Thomas Hobbes famously remarked that the papacy was “not other than the ghost of the deceased Roman Empire, sitting crowned on the grave thereof.” The comment was certainly not intended as a compliment, but it encapsulated an important historical reality nonetheless. Through no particular initiative of their own, the Popes inherited the mantle of Empire in the West; the papacy became the conduit of Roman imperial values and symbolism into the European Middle Ages. In a time of profound historical instability at the end of antiquity and in the early Middle Ages, the see of Peter was a link to all that seemed most desirable in the ancient world, custodian of both its secular and its sacred values. The papacy embodied immemorial continuity and offered divine sanction for law and legitimacy. So popes crowned kings and emperors and, on occasion, attempted to depose them. Even in the eighth and ninth centuries papal authority stood high, although the papacy was the prisoner of local Roman politics and many of the popes themselves were the often unlearned sons of feuding local dynasties. (17-18)

Anyone with a historical awareness, with visions of Christianity having access to and reach within corridors of power, and with a desire for a church that has roots deeper than some denomination that emerged in the 1780s, would likely be drawn to membership with a church such as Rome presents. At the same time, a concern for the spiritual depths of Christianity has not always been at the forefront of the papacy’s ministry, unless maintaining supremacy in European politics and mediating the Roman Empire were crucial pieces of that spiritual service.

The historical and cultural depth of the Vatican gives almost every aspect of the papacy significance beyond surface impressions and as a result should stimulate the imagination of anyone who studies the past. The case of Gregory XVI, who became pope in 1831 and who is the subject of Owen Chadwick’s first chapter (A History of the Popes, 1830-1914), illustrates the point.

The most famous pope of the Middle Ages to assert papal power against emperors and kings was Pope Gregory VII, Hildebrand.
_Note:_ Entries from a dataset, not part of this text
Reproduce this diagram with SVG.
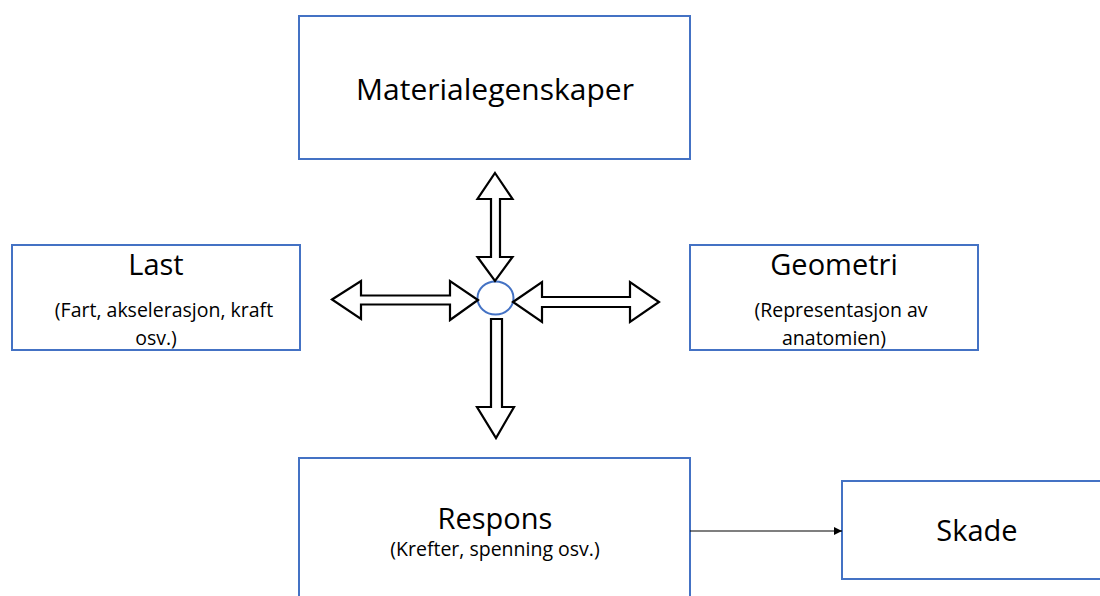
<svg xmlns="http://www.w3.org/2000/svg" width="1100" height="596" viewBox="0 0 1100 596">
<style>
.box{fill:#fff;stroke:#4472C4;stroke-width:2}
.t{font-family:"Open Sans","Liberation Sans",sans-serif;fill:#000;text-anchor:middle}
.h{font-size:29px}
.s{font-size:19.5px}
.blk{fill:#fff;stroke:#000;stroke-width:2.2;stroke-linejoin:miter}
.con{stroke:#000;stroke-width:1.2;fill:none}
</style>
<defs>
<marker id="ah" viewBox="0 0 10 10" refX="10" refY="5" markerWidth="8" markerHeight="8" markerUnits="userSpaceOnUse" orient="auto">
<path d="M0,0 L10,5 L0,10 z" fill="#000"/>
</marker>
</defs>
<rect width="1100" height="596" fill="#fff"/>
<g id="materialegenskaper">
<rect class="box" x="299" y="16" width="391" height="143"/>
<text class="t h" x="495" y="100" style="font-size:30px">Materialegenskaper</text>
</g>
<g id="last">
<rect class="box" x="12" y="245" width="288" height="105"/>
<text class="t h" x="156" y="275">Last</text>
<text class="t s" x="164" y="317">(Fart, akselerasjon, kraft</text>
<text class="t s" x="156" y="345">osv.)</text>
</g>
<g id="geometri">
<rect class="box" x="690" y="245" width="288" height="105"/>
<text class="t h" x="834" y="275">Geometri</text>
<text class="t s" x="841" y="317">(Representasjon av</text>
<text class="t s" x="834" y="345">anatomien)</text>
</g>
<g id="respons">
<rect class="box" x="299" y="458" width="391" height="143"/>
<text class="t h" x="495" y="529">Respons</text>
<text class="t s" x="495" y="556">(Krefter, spenning osv.)</text>
</g>
<g id="skade">
<rect class="box" x="842" y="481" width="270" height="98"/>
<text class="t h" x="977" y="541">Skade</text>
</g>
<g id="hub">
<ellipse cx="495.5" cy="298" rx="18" ry="16.5" fill="#fff" stroke="#4472C4" stroke-width="2"/>
</g>
<g id="connectors">
<polygon class="blk" points="495,173 512.5,199 500,199 500,257 512.5,257 495,281 477.5,257 491,257 491,199 477.5,199"/>
<polygon class="blk" points="332,299.5 361,281 361,295.5 450,295.5 450,281 478,300 450,320 450,304.5 361,304.5 361,319"/>
<polygon class="blk" points="513,302 542,282 542,297 630,297 630,282 659,302 630,322 630,307 542,307 542,322"/>
<polygon class="blk" points="491,319 502,319 502,407 514,407 496,438 477,407 491,407"/>
<line class="con" x1="690" y1="531" x2="842" y2="531" marker-end="url(#ah)"/>
</g>
</svg>
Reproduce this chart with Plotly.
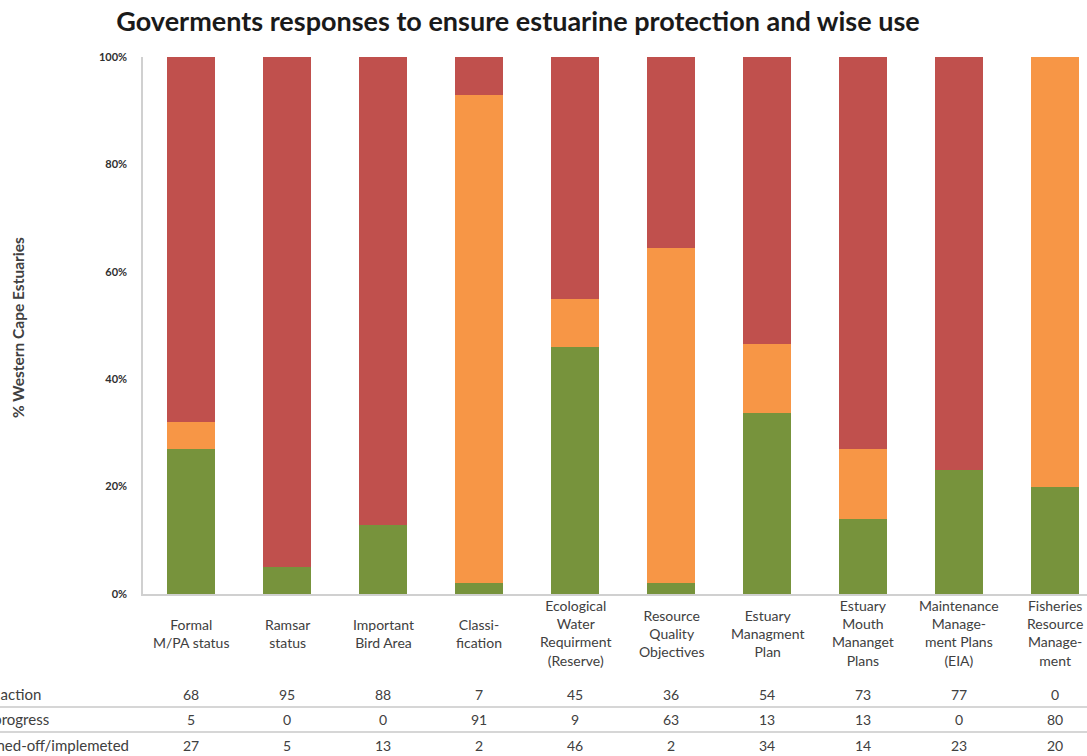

Ever since the high Middle Ages popes were conscious that in Gregory VII they made an emperor to kneel in the snow at Canossa, that in Innocent III they acted as the international authority of Europe, that in Bonfiace VIII they asserted the ultimate secular power of the pope as well as his ultimate spiritual authority. They were also aware that these tremendous claims were not often recognized and sometimes were repudiated with contempt or with force. Gregory VII died in exile, Boniface sickened and died after being kidnapped and rescued. In the Counter-Reformation, when Spanish and afterwards French power became strong in Italy, they grew hesitant of using such names lest they remind Europe of the contrast between the past glories of the Holy See and the weakness of its present occupant. No one had chosen the name Boniface since 1389, when the see was divided by the Great Schism. Gregory XIII was a famous name of the Counter-Reformation and shortly afterwards there were two more Gregorys; one ruled for less than a year, the other for two years, yet they were important. Towards the end of the seventeenth century and early in the eighteen century there were three weighty popes who took the name Innocent. But in the eighteenth century they preferred to take gentler-sounding names, such as Clement (four of those), Pius, or Benedict. The coronation of Pius VI in 1775 stared the age of the Piuses — during the next 183 years there were only fifty-four years in which the pope was not named Pius. And when they were not called Pius they avoided high-and-mighty sounding names — with one exception. . . .

The name Gregory was a claim. This was a cardinal who reacted against the French Revolution and all that it stood for. He seems to have had Gregory VII in his mind; but also, while a cardinal, he did a lot for the Congregation de Propaganda Fide, and the last Gregory had founded the Congregation. When the French Revolution kidnapped the Pope, he published a cry of resistance to the revolution The Triumph of the Holy See and the Church against the Attacks of Innovators (1799).

Just when the papacy looked moribund, and many said that Pius VI was the last pope in the history of Europe, and no one could see how the institution could survive even in Italy, he published this book, which rejoiced in the coming victory of the Church over its enemies. . . .

In not liking the way the modern world was going Gregory XVI was characteristic of the popes, with one possible exception, for the next 127 years. (1-3_

This messiness of Europe and the papacy’s place in it is what defenders of the popes and their infallibility generally leave out. Does history undermine spiritual authority? Critical biblical scholarship has long raised the issue of the humanity of the Bible in ways the complicate assertions of Scripture’s divine origin. Conceiving of and maintaining the papacy’s spiritual rights and gifts while paying attention to its tawdry political successes, setbacks, and ambitions is perhaps just as plausible as conservative Protestant defenses of the Bible’s inerrancy. But the problem for folks like the Callers is that we actually can see how they make the sausage. The papacy is an institution that left behind records, and combated other institutions that also left a paper trail. The authors of Scripture left no such traces. We don’t know how many drafts, for instance, Paul may have written before getting it just right to send a letter to the Christians at Rome. When the Callers don’t acknowledge the actual guts of the making of the papacy and insist only on the spiritual truths of the papacy, they appear to be in denial. They may simply be ignorant. But their claims for the papacy’s power, antiquity, and charism are decidedly partial.

But for the rest of us, the papacy is breathtaking in its preservation of an ancient order, despite all the changes between Rome in 70 and Paris in 2010, even if that order is now confined to 109 square acres.